In high school, a fire started near my town over the weekend. Surely we were evacuated and school was cancelled. The fire came so close to my best friend's home that her yard was scorched, and our other friend's home was barely saved by a desperate father who helped the firefighters save his property surrounded in flame. My break from school was not enjoyable, not knowing if I had a home to go home to afterward. I remember scavenging for relics afterward, finding burnt timbers and scorched hoses, helmets and coats from the firemen. We played in the smoky embers, and filmed some silly apocalyptic film lying in the smoking dust like dead people. It was our way of dealing with things.

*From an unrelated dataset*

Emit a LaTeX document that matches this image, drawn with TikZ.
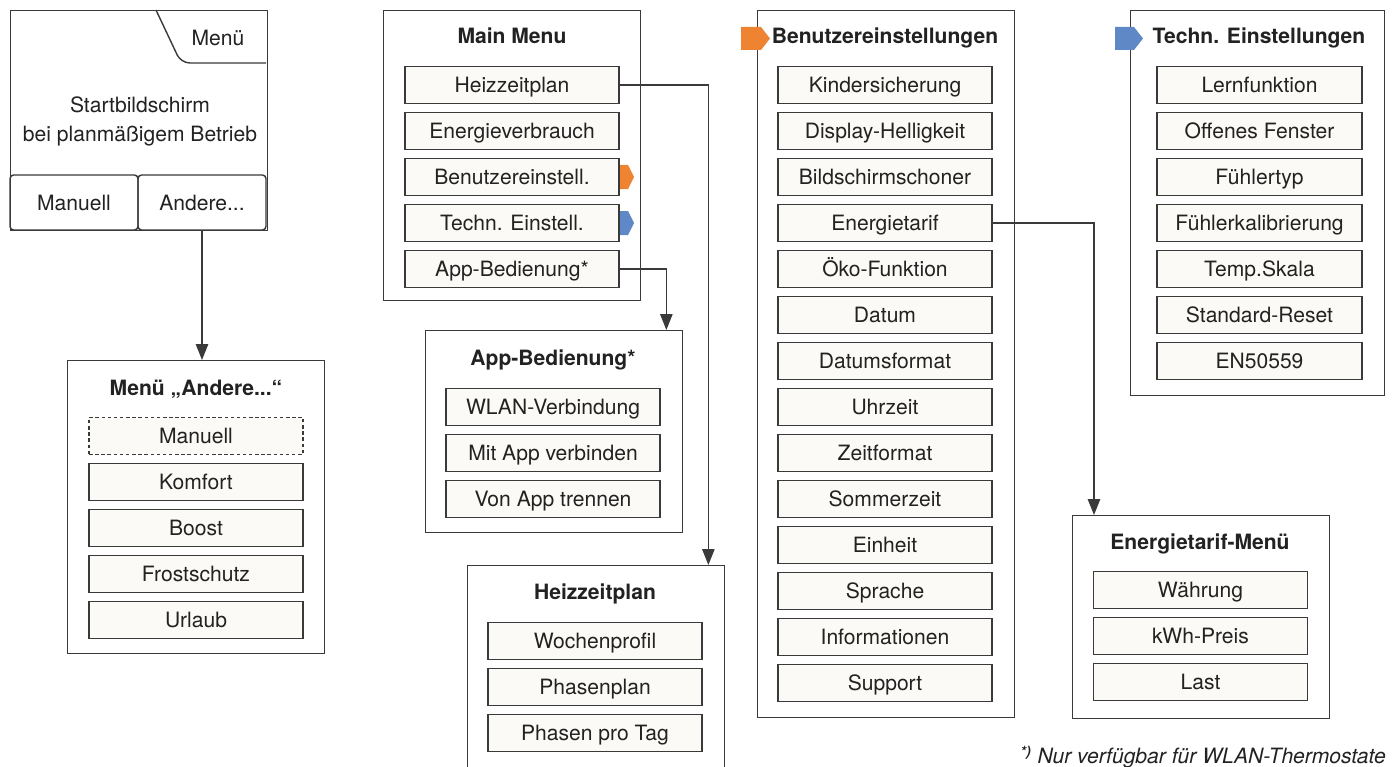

The snaking flames inch towards my home
The Old Fire hit my hometown in 2003, burning over 91,000 acres and taking 6 lives and 1,000 structures with it. I did not live in the forest, but remember watching it from the valley, as this gorgeous glowing orange snake of destruction inched its way forward, like Satan himself wiping the forest away. I remember watching the news in horror, watching homes I knew (Oh my...there goes my school counselor's home...) burn before my eyes. My mother had been evacuated and we drove her around a bit to try and get her mind off the fire. She was a mess. She had only a few belongings with her, whatever she could grab quickly.  She sat in the back seat of our car frantically calling people, clutching her purse with shaking hands wet from tears, voice wavering, spitting out nonsense words. She would call me and say that the neighbor's uncle's grocery clerk's friend said the fireman had tried to save her home and couldn't. Then a call that her pet peacocks were heard a mile away, safe for now. Then, that the home was perfectly safe. That it was someone ease’s home, someone we knew and I grew up with. Conflicting stories, hearsay  strong emotions and the thoughts of loss clouded any truth and made it utter hell.  My parent's home was left intact and the peacocks were found, but our town was never the same. After the fire, I toured the outskirts of the areas destroyed from the fire, and still to this day have not gone into the neighborhoods destroyed, for fear of strong emotions. A childhood friend's home, the place we went sledding, the tree we hid behind, all gone. The fires were over, the town scarred, and life went on, for a while.

yep I'm two-timing yeahwrite with yeahwrite
Meanwhile,  I had gone to college, been married, and moved  near my hometown again, surrounded by forest. A fire came near my home, flaming tongues of fire were in the canyon below me, and we got the requisite knock on the door to evacuate. There weren't any available hotels for miles, so we had to drive 60 miles to find a place to stay, a place full of other evacuees. I recognized cars and family name bumper stickers, faces of people from the grocery store and the like, and the smokey scent and eyes of uncertainty. Again, we were lucky and our house stood unscathed.

A few years later, being nearly the present time, I had a child, lost a job, and a bunch more random drama and decided I did not want to deal with devastating fires again, among other bothersome events that come about living where I lived. So now I live in the 'burbs with plush lawns, cement, Stepford Wives style people (ugh) but guess what? Sure a fire can still destroy my home, but it is much less likely. And I haven't had a fire nightmare since. But, I can still smell a fire no one else can, and can recognize evacuees like nobody's business.


  1. So glad you were lucky! Fire scares me too but I've never lived in a fire zone like you did. It's gut-wrenching to think about!

  2. Wow - I can't even imagine. Terrifying. I love your last sentence - it really ties it all up in a neat bow.

  3. Wow! Having grown up in the Midwest, where I still live, I can't imagine having to live in fear of natural disasters.

    I don't blame you for leaving your fears behind and moving to the 'burbs. Peace of mind is worth a few Stepford Wives.

  4. How scary! On the prairie where I live, it is all about tornadoes. I don't know of any kid who doesn't thin of one with the first clap of thunder. Now that I'm older, I'm far less afraid -- I can see beauty in thunderstorms. But I can't convince my 7-year-old that a tornado watch six counties away means safety for us...

  5. I'm glad you and your family came through safely. I hurt for those who did not. We had a wood burning stove growing up. I always feared a chimney fire. That's nothing compared to what you were living with.

  6. I would have been so fearful of fire too growing up as you did. I'm glad that's one less thing for you to worry about. I like your tag line; I just recently started my blog (about 2 months now I think), and one of my friends said the writing reminded her of Jenny Lawson. I only knew her as the bloggess. Then I read more of her, picked up the book, and fell totally in love. I even wrote a blog post about her, and sent it to her as well. She responded to my e-mail: totally cool and day made. That is my random story of similiar interests. You're very welcome. :)

  7. That had to be a really scary way to grow up. I was terrified of home fires when I was a child, I'm not sure how I would have dealt with a real threat. Glad you were spared all those times and that you feel safer now.